A bill making its way through the Legislature would establish an open data standard, requiring agencies to buy software that offers data in searchable formats when replacing existing technology. Agencies would also have to use these formats when posting data online or responding to requests for public records.
Currently, many agencies provide information in image files that are not searchable even though they also store that data in more easily searchable formats.
An open standard would provide greater transparency, according to the bill's author state, Sen. Leland Yee, D-San Francisco. Yee's office began writing the legislation after First Amendment advocates complained that some public records were largely impenetrable because they could not be searched.
“The public deserves the exact same access as the government agency,” said Adam Keigwin, Yee’s chief of staff. “If you are providing documents that are not searchable, it makes it nearly impossible for the media and the public to hold their governments accountable.”
Tomorrow, the Assembly Appropriations Committee will determine whether to send the bill to the full Assembly. The state Senate passed the legislation by a vote of 35-to-0 on May 31.
Keigwin said New Hampshire is the only other state that has approved a similar, if less restrictive, open source law.
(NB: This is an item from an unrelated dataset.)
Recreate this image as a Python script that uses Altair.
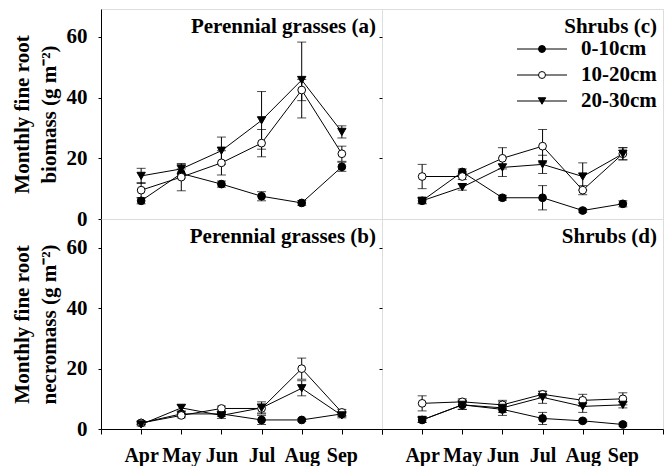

New Hampshire's legislation, approved in January, requires state agencies to consider open source software when acquiring software and encourages public agencies to make public records available in an open data format.
Google and Microsoft are backing Yee's legislation, as is the California Newspaper Publishers Association, Keigwin said.
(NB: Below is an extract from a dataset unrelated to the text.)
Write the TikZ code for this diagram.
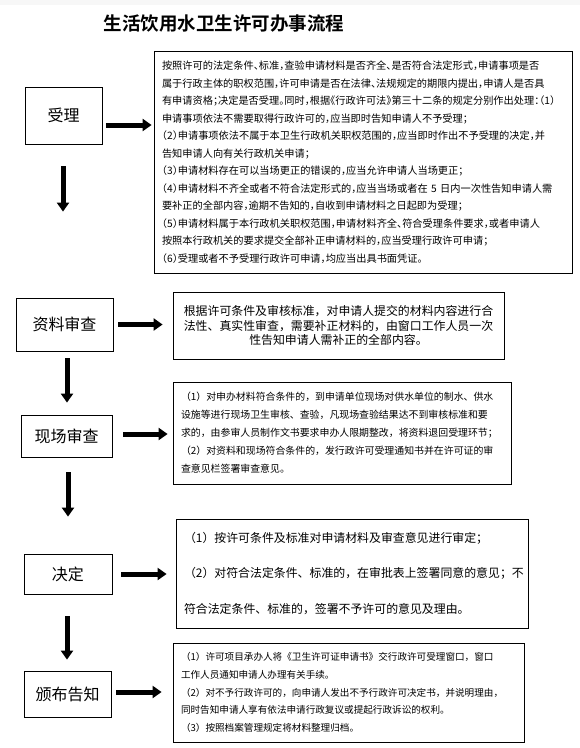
\documentclass[tikz,border=0pt]{standalone}
\usepackage{fontspec}
\setmainfont{Noto Sans CJK SC}[BoldFont={Noto Sans CJK SC Bold}]
\newfontfamily\cjkhalt[RawFeature={+halt}]{Noto Sans CJK SC}
\usetikzlibrary{arrows.meta}

\tikzset{
	stagebox/.style={draw, line width=0.8pt, font=\fontsize{16}{18}\selectfont},
	notebox/.style={draw, line width=0.8pt, align=left, inner ysep=0pt},
	fatarrow/.style={line width=5pt, -{Triangle[width=12pt,length=9pt]}},
}

\begin{document}
\begin{tikzpicture}[x=1pt, y=-1pt]
			% Fix the page
			\useasboundingbox (0,0) rectangle (580,748);
			\fill[gray!6] (0,0) rectangle (580,5);
			
			% Title
			\node[font=\bfseries\fontsize{18.5}{20}\selectfont] (title) at (224,24) {生活饮用水卫生许可办事流程};
			
			% Stages on the left
			\node[stagebox, minimum width=77pt, minimum height=57pt] (shouli) at (63.5,115.5) {受理};
			\node[stagebox, minimum width=97pt, minimum height=53pt] (ziliao) at (64.5,324.5) {资料审查};
			\node[stagebox, minimum width=91pt, minimum height=42pt] (xianchang) at (66.5,436) {现场审查};
			\node[stagebox, minimum width=88pt, minimum height=40pt] (jueding) at (68,574) {决定};
			\node[stagebox, minimum width=87pt, minimum height=46pt] (banbu) at (67.5,694) {颁布告知};
			
			% Notes on the right
			\node[notebox, minimum width=418pt, minimum height=222pt, text width=402pt, inner xsep=8pt,
				font=\cjkhalt\fontsize{10.2}{17.5}\selectfont] (r1) at (363,162) {%
				按照许可的法定条件、标准，查验申请材料是否齐全、是否符合法定形式，申请事项是否\\
				属于行政主体的职权范围，许可申请是否在法律、法规规定的期限内提出，申请人是否具\\
				有申请资格；决定是否受理。同时，根据《行政许可法》第三十二条的规定分别作出处理：（1）\\
				申请事项依法不需要取得行政许可的，应当即时告知申请人不予受理；\\
				（2）申请事项依法不属于本卫生行政机关职权范围的，应当即时作出不予受理的决定，并\\
				告知申请人向有关行政机关申请；\\
				（3）申请材料存在可以当场更正的错误的，应当允许申请人当场更正；\\
				（4）申请材料不齐全或者不符合法定形式的，应当当场或者在 5 日内一次性告知申请人需\\
				要补正的全部内容，逾期不告知的，自收到申请材料之日起即为受理；\\
				（5）申请材料属于本行政机关职权范围，申请材料齐全、符合受理条件要求，或者申请人\\
				按照本行政机关的要求提交全部补正申请材料的，应当受理行政许可申请；\\
				（6）受理或者不予受理行政许可申请，均应当出具书面凭证。};
			\node[notebox, align=center, minimum width=331pt, minimum height=67pt, text width=317pt, inner xsep=7pt,
				font=\fontsize{11.9}{14.5}\selectfont] (r2) at (338.5,325.5) {%
				根据许可条件及审核标准，对申请人提交的材料内容进行合\\
				法性、真实性审查，需要补正材料的，由窗口工作人员一次\\
				性告知申请人需补正的全部内容。};
			\node[notebox, minimum width=338pt, minimum height=102pt, text width=322pt, inner xsep=8pt,
				font=\fontsize{9.9}{18}\selectfont] (r3) at (342,433) {%
				（1）对申办材料符合条件的，到申请单位现场对供水单位的制水、供水\\
				设施等进行现场卫生审核、查验，凡现场查验结果达不到审核标准和要\\
				求的，由参审人员制作文书要求申办人限期整改，将资料退回受理环节；\\
				（2）对资料和现场符合条件的，发行政许可受理通知书并在许可证的审\\
				查意见栏签署审查意见。};
			\node[notebox, minimum width=352pt, minimum height=109pt, text width=336pt, inner xsep=8pt,
				font=\fontsize{11.9}{35.5}\selectfont] (r4) at (352,573.5) {%
				（1）按许可条件及标准对申请材料及审查意见进行审定；\\
				（2）对符合法定条件、标准的，在审批表上签署同意的意见；不\\
				符合法定条件、标准的，签署不予许可的意见及理由。};
			\node[notebox, minimum width=351pt, minimum height=99pt, text width=335pt, inner xsep=8pt,
				font=\fontsize{9.6}{17.7}\selectfont] (r5) at (348.5,692.5) {%
				（1）许可项目承办人将《卫生许可证申请书》交行政许可受理窗口，窗口\\
				工作人员通知申请人办理有关手续。\\
				（2）对不予行政许可的，向申请人发出不予行政许可决定书，并说明理由，\\
				同时告知申请人享有依法申请行政复议或提起行政诉讼的权利。\\
				（3）按照档案管理规定将材料整理归档。};
			
			% Arrows to the notes
			\foreach \a/\b/\s/\e/\dy in {shouli/r1/4pt/2pt/-9.5pt, ziliao/r2/5pt/10pt/0pt, xianchang/r3/11pt/5pt/2pt,
				jueding/r4/9pt/9pt/0pt, banbu/r5/5pt/11pt/2pt} {
				\draw[fatarrow, shorten <=\s, shorten >=\e] ([yshift=\dy]\a.east) -- ([yshift=\dy]\a.east -| \b.west);
			}
			
			% Arrows down the stages
			\foreach \a/\b/\s/\e/\dx in {shouli/ziliao/22pt/86pt/-0.5pt, ziliao/xianchang/7pt/12pt/2.5pt,
				xianchang/jueding/15pt/37pt/1.5pt, jueding/banbu/22pt/11pt/-1pt} {
				\draw[fatarrow, shorten <=\s, shorten >=\e] ([xshift=\dx]\a.south) -- ([xshift=\dx]\a.south |- \b.north);
			}
		\end{tikzpicture}
\end{document}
But the California State Association of Counties and the League of California Cities say the open data format requirement is unnecessary and costly.
“The League opposes SB 1002 because it proposes to add an electronic format specific definition for the first time, which is unnecessary and overly complicates the law," said Natasha Karl, a lobbyist for the California League of Cities. "This bill will cause confusion and impose significant costs to public agencies," she added.
Keigwin said governments would not incur additional costs, because the legislation would only apply to public agencies that already keep their public documents in such a format.
Jim Ewert, general counsel for the California Newspaper Publishers Association, said public agencies in the state should have the capability to provide searchable public documents.
"This is California, the birthplace of Silicon Valley," he said, "yet we have all these agencies responding to requests for information in this archaic format."